De la «déclaration d'Alger» à une autre, les signatures se succèdent, des présidents partent, d'autres meurent, les dossiers sont les mêmes, les volontés distinctes. L'ampleur des rencontres dépend des positions de force ou de faiblesse que l'on adopte. Le mieux serait de traiter à égalité de position, à équivalence d'intérêt et au même poids que la mesure que l'on édicte. Ce qui semble se faire à la veille de ce 1er novembre 2022.Entre la France et l'Algérie, il y a plus qu'une simple histoire de fâcherie, d'humeur, de camaraderie ou de divorce ; il y a tout simplement une Histoire et des intérêts.

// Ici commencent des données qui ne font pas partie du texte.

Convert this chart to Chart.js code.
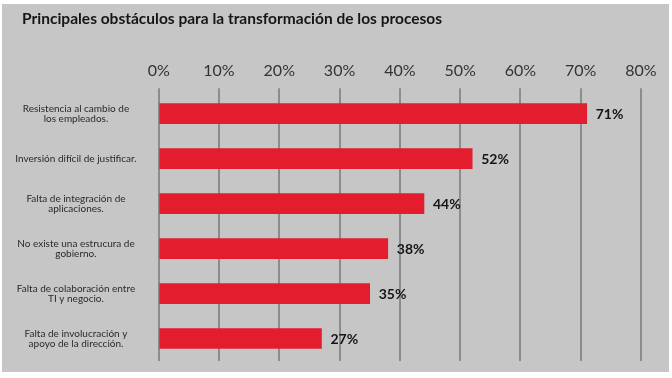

Ces relations ont connu au fil des ans plus qu'une tiédeur ou un craintif rapprochement sur le plan politique. Elles se sont aggravées, à un niveau où tout risquait la rupture frontale. Le rappel d'ambassadeur, la fermeture de l'espace aérien aux avions militaires, l'arrêt des visites officielles ; tout ça était dû en partie à une hyperthermie électorale qui s'était laissée dans des écarts de langage « inadmissibles ». Une période de glaciation les avait figées. Si ce n'est le réchauffement en plein mois d'un août caniculaire initié conjointement par les deux présidents. C'est justement dans ce souci de rendre la chaleur plus confortable que la récente visite de la moitié du gouvernement en Algérie conduite par son premier responsable préfigurait une embellie qui rejaillirait sur tous les espaces de ces accords de coopération dans des domaines stratégiques tant ceux liés à l'industrie, au tourisme, à la culture ou autre. La Première ministre ne s'est point abstenue de mettre en relief l'objectif déclaré de sa première sortie : «Cette visite à Alger ancre une nouvelle dynamique et un cycle durable qui profitera à nos deux peuples et leur jeunesse», a-t-elle avancé.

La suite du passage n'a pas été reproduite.